Tijdens een conferentie in Beijing werd erop aangedrongen dat de regels die op 1 mei van kracht werden, strikt worden nageleefd.
Op 30 juni 2025 vond in Beijing de 30e bijeenkomst plaats van de National Religious Groups Joint Conference. Het diende als platform om de handhaving van de “Uitvoeringsregels van de Reglementen over het Beheer van Religieuze Activiteiten van Buitenlanders in de Volksrepubliek China” van 1 april te coördineren.
Chen Ruifeng, onderminister van de Afdeling Verenigd Front van het Centraal Comité van de CPC en directeur van de Staatsadministratie voor Religieuze Zaken, hield de openingstoespraak. Andere sprekers waren Yan Jue, voorzitter van de Chinese Boeddhistische Vereniging; Li Guangfu, voorzitter van de Chinese Taoïstische Vereniging; Yang Faming, voorzitter van de Chinese Islamitische Vereniging; Li Shan, voorzitter van de Chinese Patriottische Katholieke Vereniging; en Xu Xiaohong, voorzitter van de Drie-Zelf Patriottische Beweging.

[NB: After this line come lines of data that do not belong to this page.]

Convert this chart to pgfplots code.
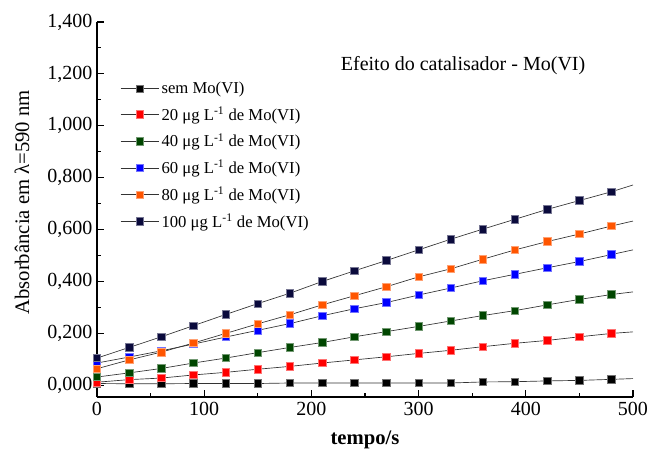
\documentclass[border=0pt]{standalone}
\usepackage{fontspec}
\setmainfont{Liberation Serif}
\usepackage{pgfplots}
\pgfplotsset{compat=1.18}
\usepackage{pgfplotstable}
\definecolor{cnavy}{RGB}{10,10,60}
\definecolor{corange}{RGB}{255,85,0}
\definecolor{cblue}{RGB}{0,0,255}
\definecolor{cgreen}{RGB}{0,70,0}
\definecolor{cred}{RGB}{255,0,0}
\definecolor{cblack}{RGB}{0,0,0}
\pgfplotstableread{
t   s0    s20   s40   s60   s80   s100
0   0.007 0.012 0.032 0.086 0.064 0.105
30  0.006 0.022 0.048 0.109 0.098 0.146
60  0.006 0.028 0.065 0.133 0.128 0.187
90  0.007 0.040 0.086 0.159 0.163 0.230
120 0.007 0.050 0.105 0.186 0.200 0.273
150 0.007 0.062 0.126 0.212 0.237 0.315
180 0.009 0.073 0.146 0.238 0.272 0.355
210 0.009 0.086 0.165 0.268 0.310 0.400
240 0.009 0.098 0.187 0.295 0.345 0.441
270 0.009 0.110 0.207 0.319 0.380 0.481
300 0.009 0.123 0.227 0.348 0.418 0.522
330 0.009 0.135 0.248 0.375 0.449 0.563
360 0.013 0.149 0.269 0.403 0.486 0.602
390 0.014 0.162 0.288 0.428 0.522 0.640
420 0.017 0.173 0.310 0.453 0.554 0.678
450 0.019 0.187 0.331 0.477 0.583 0.712
480 0.023 0.200 0.350 0.504 0.614 0.746
}\data
\pgfplotstableread{
t   s0    s20   s40   s60   s80   s100
480 0.023 0.200 0.350 0.504 0.614 0.746
500 0.026 0.206 0.360 0.522 0.633 0.772
}\ext
\pgfplotsset{
  ser/.style={black!80, line width=0.5pt, mark=square*, mark size=2.8pt,
    mark options={solid, fill=#1, draw=#1!55!white, line width=0.5pt}},
  extl/.style={black!80, line width=0.5pt, no marks, forget plot}
}
\begin{document}
\begin{tikzpicture}
\useasboundingbox (-72.75pt,-43.5pt) rectangle (414pt,297.75pt);
\begin{axis}[
  scale only axis, width=402pt, height=281.25pt,
  xmin=0, xmax=500, ymin=-0.045, ymax=1.4,
  axis x line*=bottom, axis y line*=left,
  axis line style={-, line width=0.8pt},
  tick style={line width=0.8pt, black},
  tick align=inside, major tick length=5pt, minor tick length=3pt,
  xtick={0,100,200,300,400,500}, minor x tick num=1,
  ytick={0,0.2,0.4,0.6,0.8,1.0,1.2,1.4}, minor y tick num=1,
  /pgf/number format/assume math mode=true,
  ticklabel style={font=\fontsize{15}{17}\selectfont},
  yticklabel style={/pgf/number format/.cd, fixed, fixed zerofill, precision=3, use comma},
  xticklabel style={/pgf/number format/.cd, fixed, precision=0},
  scaled y ticks=false,
  xlabel={\textbf{tempo/s}},
  ylabel={Absorbância em λ=590 nm},
  label style={font=\fontsize{15.5}{18}\selectfont},
  xlabel style={at={(axis description cs:0.5,-0.115)}, anchor=center},
  ylabel style={at={(axis description cs:-0.14,0.519)}, anchor=center},
  legend style={draw=none, fill=none, at={(0.043,0.848)}, anchor=north west,
    font=\fontsize{12.5}{14}\selectfont, row sep=4.4pt, inner sep=0pt},
  legend cell align=left,
  legend image code/.code={\draw[mark repeat=2,mark phase=2,#1] plot coordinates {(0cm,0cm) (0.5cm,0cm) (1cm,0cm)};},
  clip=false,
]
\addplot[ser=cblack] table[x=t,y=s0]{\data};
\addlegendentry{sem Mo(VI)}
\addplot[ser=cred] table[x=t,y=s20]{\data};
\addlegendentry{20 μg L\textsuperscript{-1} de Mo(VI)}
\addplot[ser=cgreen] table[x=t,y=s40]{\data};
\addlegendentry{40 μg L\textsuperscript{-1} de Mo(VI)}
\addplot[ser=cblue] table[x=t,y=s60]{\data};
\addlegendentry{60 μg L\textsuperscript{-1} de Mo(VI)}
\addplot[ser=corange] table[x=t,y=s80]{\data};
\addlegendentry{80 μg L\textsuperscript{-1} de Mo(VI)}
\addplot[ser=cnavy] table[x=t,y=s100]{\data};
\addlegendentry{100 μg L\textsuperscript{-1} de Mo(VI)}
\addplot[extl] table[x=t,y=s0]{\ext};
\addplot[extl] table[x=t,y=s20]{\ext};
\addplot[extl] table[x=t,y=s40]{\ext};
\addplot[extl] table[x=t,y=s60]{\ext};
\addplot[extl] table[x=t,y=s80]{\ext};
\addplot[extl] table[x=t,y=s100]{\ext};
\node[font=\fontsize{15}{18}\selectfont] at (rel axis cs:0.683,0.885) {Efeito do catalisador - Mo(VI)};
\end{axis}
\end{tikzpicture}
\end{document}
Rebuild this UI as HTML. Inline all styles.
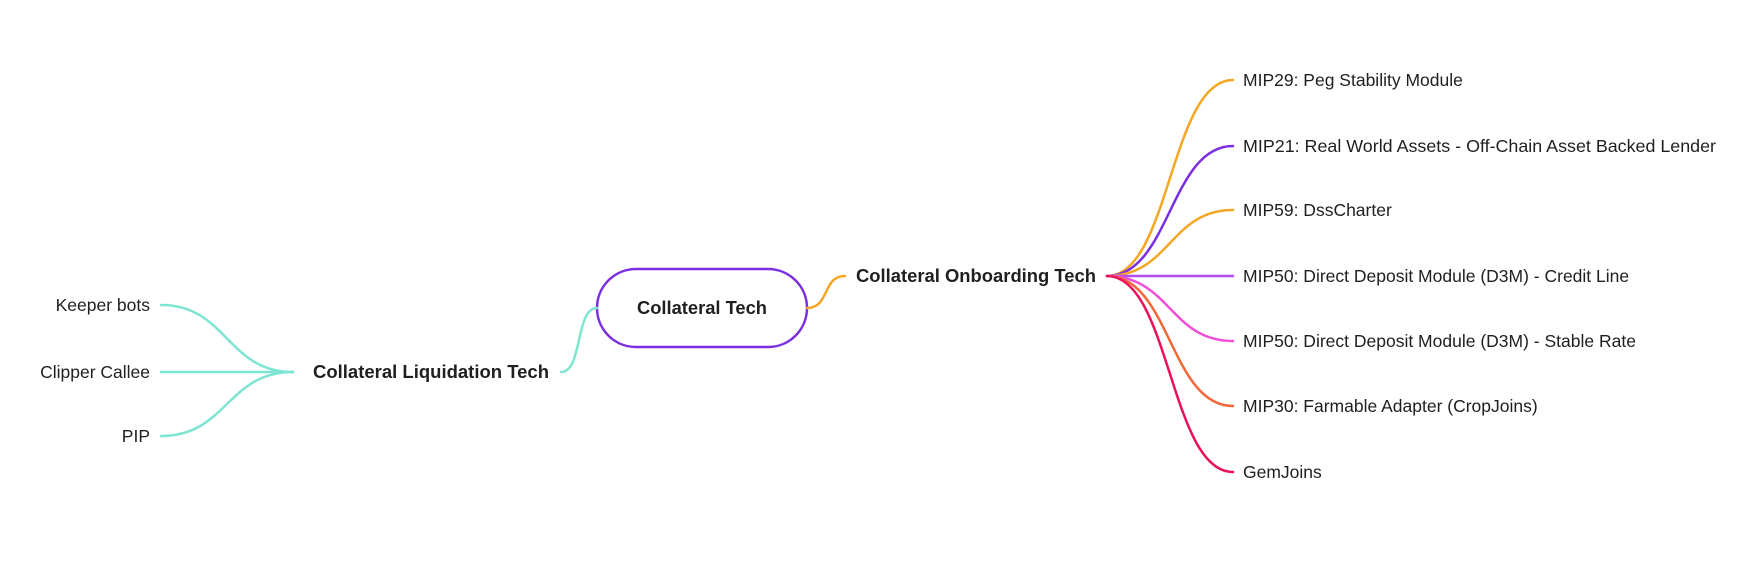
<!DOCTYPE html>
<html><head><meta charset="utf-8"><style>
html,body{margin:0;padding:0;background:#fff;}
svg{display:block;}
text{font-family:"Liberation Sans",sans-serif;fill:#1f1f1f;}
.n{font-size:17.5px;}
.b{font-size:18px;font-weight:bold;}
path{fill:none;stroke-width:2.5;stroke-linecap:round;}
</style></head><body>
<svg width="1746" height="572" viewBox="0 0 1746 572" xmlns="http://www.w3.org/2000/svg">
<rect x="597" y="269" width="210" height="78" rx="39" fill="#fff" stroke="#7b2fe0" stroke-width="2.5"/>
<text class="b" x="702" y="314" text-anchor="middle" textLength="130" lengthAdjust="spacingAndGlyphs">Collateral Tech</text>

<path d="M807 308 C830 308 822 276 845 276" stroke="#f5a623"/>
<path d="M597 308 C575 308 583 372 561 372" stroke="#7ee5d3"/>

<text class="b" x="856" y="282" textLength="240" lengthAdjust="spacingAndGlyphs">Collateral Onboarding Tech</text>
<text class="b" x="313" y="378" textLength="236" lengthAdjust="spacingAndGlyphs">Collateral Liquidation Tech</text>

<path d="M293 372 C227 372 227 305 161 305" stroke="#7ee5d3"/>
<path d="M293 372 L161 372" stroke="#7ee5d3"/>
<path d="M293 372 C227 372 227 436 161 436" stroke="#7ee5d3"/>
<text class="n" x="150" y="311" text-anchor="end">Keeper bots</text>
<text class="n" x="150" y="378" text-anchor="end">Clipper Callee</text>
<text class="n" x="150" y="442" text-anchor="end">PIP</text>

<path d="M1107 276 C1170 276 1170 80 1233 80" stroke="#f5a623"/>
<path d="M1107 276 C1170 276 1170 146 1233 146" stroke="#7b2fe0"/>
<path d="M1107 276 C1170 276 1170 210 1233 210" stroke="#f5a623"/>
<path d="M1107 276 L1233 276" stroke="#b44cf0"/>
<path d="M1107 276 C1170 276 1170 341 1233 341" stroke="#f050d8"/>
<path d="M1107 276 C1170 276 1170 406 1233 406" stroke="#f2683a"/>
<path d="M1107 276 C1170 276 1170 472 1233 472" stroke="#e8125c"/>

<text class="n" x="1243" y="86">MIP29: Peg Stability Module</text>
<text class="n" x="1243" y="152" textLength="473" lengthAdjust="spacingAndGlyphs">MIP21: Real World Assets - Off-Chain Asset Backed Lender</text>
<text class="n" x="1243" y="216">MIP59: DssCharter</text>
<text class="n" x="1243" y="282">MIP50: Direct Deposit Module (D3M) - Credit Line</text>
<text class="n" x="1243" y="347">MIP50: Direct Deposit Module (D3M) - Stable Rate</text>
<text class="n" x="1243" y="412">MIP30: Farmable Adapter (CropJoins)</text>
<text class="n" x="1243" y="478">GemJoins</text>
</svg>
</body></html>
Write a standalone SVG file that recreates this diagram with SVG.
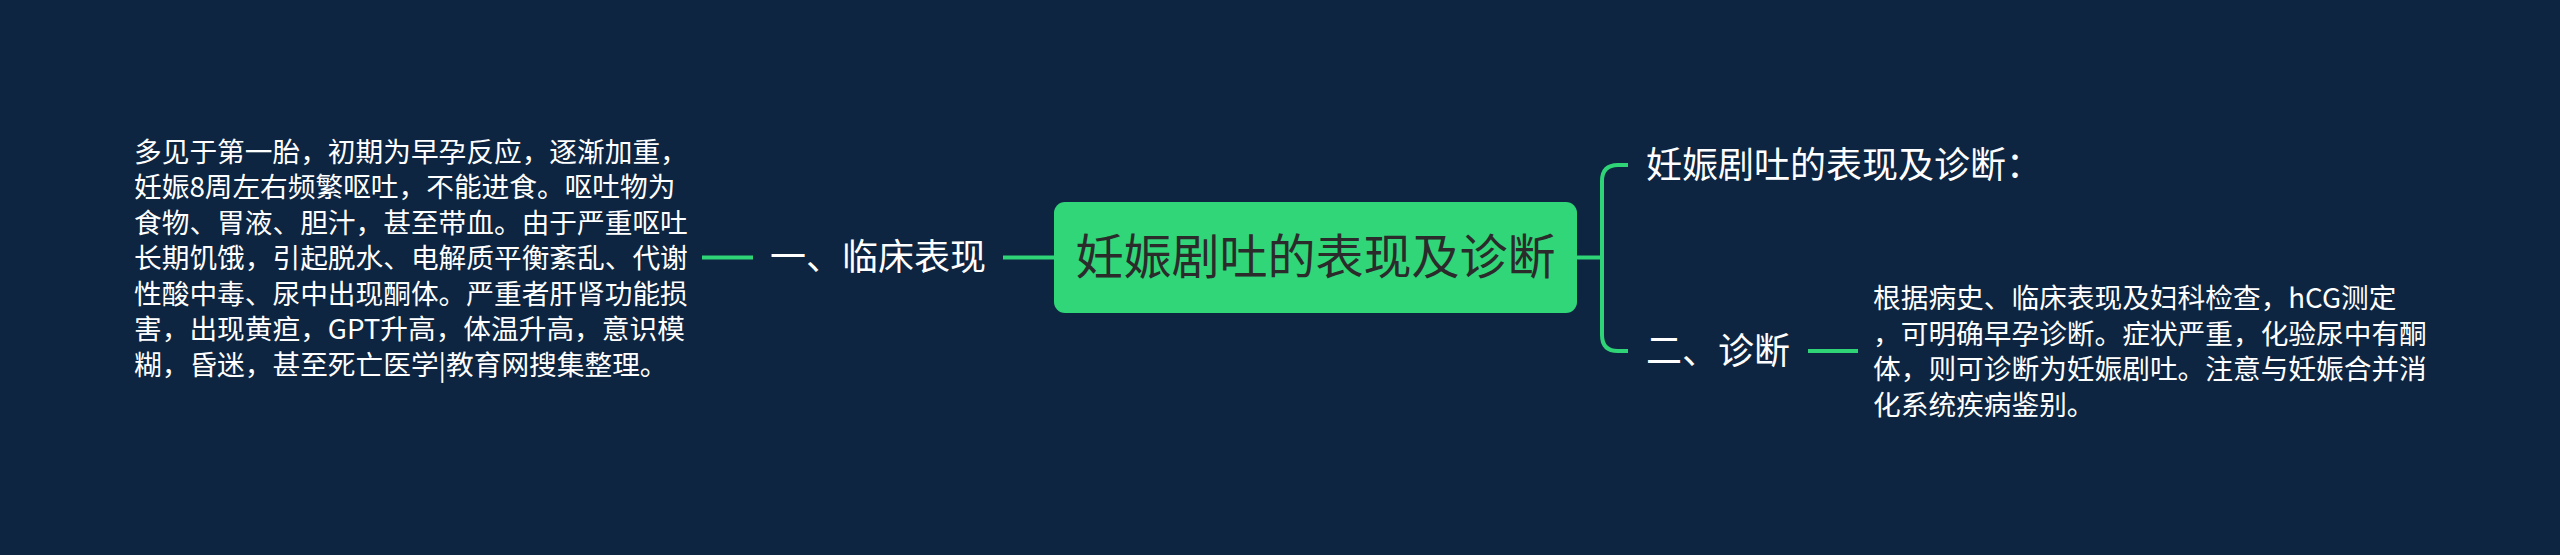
<svg xmlns="http://www.w3.org/2000/svg" width="2560" height="555" viewBox="0 0 2560 555">
<style>
.t{font-family:"Noto Sans CJK SC","Noto Sans",sans-serif;fill:#ffffff}
.b{font-size:27.7px}
.m{font-size:36px}
.c{font-family:"Noto Sans CJK SC","Noto Sans",sans-serif;font-size:48px;fill:#2b2b2b}
.ln{fill:none;stroke:#2fd477;stroke-width:4;stroke-linecap:butt}
</style>
<rect x="0" y="0" width="2560" height="555" fill="#0d2541"/>
<g id="connectors">
<line class="ln" x1="702" y1="257.5" x2="753" y2="257.5"/>
<line class="ln" x1="1003" y1="257.5" x2="1054" y2="257.5"/>
<line class="ln" x1="1577" y1="257.5" x2="1602" y2="257.5"/>
<path class="ln" d="M1628 165 H1618 Q1602 165 1602 181 V335 Q1602 351 1618 351 H1628"/>
<line class="ln" x1="1808" y1="351" x2="1858" y2="351"/>
</g>
<g id="root">
<rect x="1054" y="202" width="523" height="111" rx="11" fill="#31d679"/>
<text class="c" x="1315.5" y="274" text-anchor="middle">妊娠剧吐的表现及诊断</text>
</g>
<g id="n1">
<text class="t m" x="770" y="270">一、临床表现</text>
</g>
<g id="n1-detail">
<text class="t b" x="134">
<tspan x="134" y="161.5">多见于第一胎，初期为早孕反应，逐渐加重，</tspan>
<tspan x="134" y="197">妊娠8周左右频繁呕吐，不能进食。呕吐物为</tspan>
<tspan x="134" y="232.5">食物、胃液、胆汁，甚至带血。由于严重呕吐</tspan>
<tspan x="134" y="268">长期饥饿，引起脱水、电解质平衡紊乱、代谢</tspan>
<tspan x="134" y="303.5">性酸中毒、尿中出现酮体。严重者肝肾功能损</tspan>
<tspan x="134" y="339">害，出现黄疸，GPT升高，体温升高，意识模</tspan>
<tspan x="134" y="374.5">糊，昏迷，甚至死亡医学|教育网搜集整理。</tspan>
</text>
</g>
<g id="n2">
<text class="t m" x="1646" y="178">妊娠剧吐的表现及诊断：</text>
</g>
<g id="n3">
<text class="t m" x="1646" y="364">二、诊断</text>
</g>
<g id="n3-detail">
<text class="t b" x="1873">
<tspan x="1873" y="308">根据病史、临床表现及妇科检查，hCG测定</tspan>
<tspan x="1873" y="343.5">，可明确早孕诊断。症状严重，化验尿中有酮</tspan>
<tspan x="1873" y="379">体，则可诊断为妊娠剧吐。注意与妊娠合并消</tspan>
<tspan x="1873" y="414.5">化系统疾病鉴别。</tspan>
</text>
</g>
</svg>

De conferentie benadrukte het belang van het bestuderen van Xi Jinpings gedachten over de rechtsstaat zoals toegepast op religieus werk en het onderwijzen van religieuze gemeenschappen over de Uitvoeringsregels.
Op 1 april introduceerde de Staatsadministratie voor Religieuze Zaken Orde nr. 23, een uitgebreide regeling voor religieuze activiteiten van buitenlanders in China. Het consolideert eerdere verspreide bepalingen in een uniform kader en trad op 1 mei in werking.
China’s benadering van religiemanagement is eenvoudig: alleen activiteiten die worden uitgevoerd door de vijf geautoriseerde religies, onder toezicht van het United Front Work Department, worden als legaal beschouwd. Van deze door de overheid gecontroleerde religies wordt verwacht dat ze onafhankelijk opereren, zonder ongeautoriseerde buitenlandse interacties. Religieuze activiteiten van buitenlanders – tenzij ze deel uitmaken van officiële delegaties die zijn uitgenodigd door religieuze ambtenaren die onder controle staan van de CCP – worden over het algemeen met argwaan bekeken, ontmoedigd en streng gereguleerd.
De nieuwe verordening is bedoeld om problemen aan te pakken met betrekking tot ongereguleerde bezoeken van christenen uit de Chinese diaspora en andere Aziatische staatsburgers, evenals uitwisselingen tussen boeddhistische en taoïstische tempels in binnen- en buitenland. Het vereenvoudigt de handhaving door bestaande normen gelijk te trekken. Hoewel er niet veel nieuwe regels worden ingevoerd, worden er meer gedetailleerde en strengere eisen gesteld aan het uitnodigen van buitenlanders voor religieuze activiteiten. Dergelijke uitnodigingen, die alleen zijn toegestaan voor de vijf toegestane religies, moeten worden ondersteund door uitgebreide documentatie en voorafgaande goedkeuring. Zelfs religieuze retraites en activiteiten georganiseerd door buitenlanders in Chinese tempels vereisen voorafgaande toestemming en toezicht door vertegenwoordigers van de betreffende geautoriseerde religie.
Het importeren van religieuze boeken en materialen uit het buitenland is nu sterk aan banden gelegd. Buitenlandse predikers in China moeten hun preken vooraf ter goedkeuring voorleggen. De verordening heeft ook betrekking op vormen van religie buiten de vijf toegestane groepen, zoals het hindoeïsme en het jodendom, die kleine gemeenschappen hebben in China. Voor leden van deze religies is het uitvoeren van religieuze activiteiten in China erg moeilijk, tenzij ze openlijk hun vriendschap met China hebben betuigd. De CCP wil er nu voor zorgen dat deze regels strikt worden nageleefd.
Tot de deelnemers aan de conferentie in Beijing behoorden leden van de residentieteams van nationale religieuze groeperingen, secretarissen-generaal (directeuren-generaal) en belangrijke leiders van de Nationale Vereniging van YMCA en YWCA van China.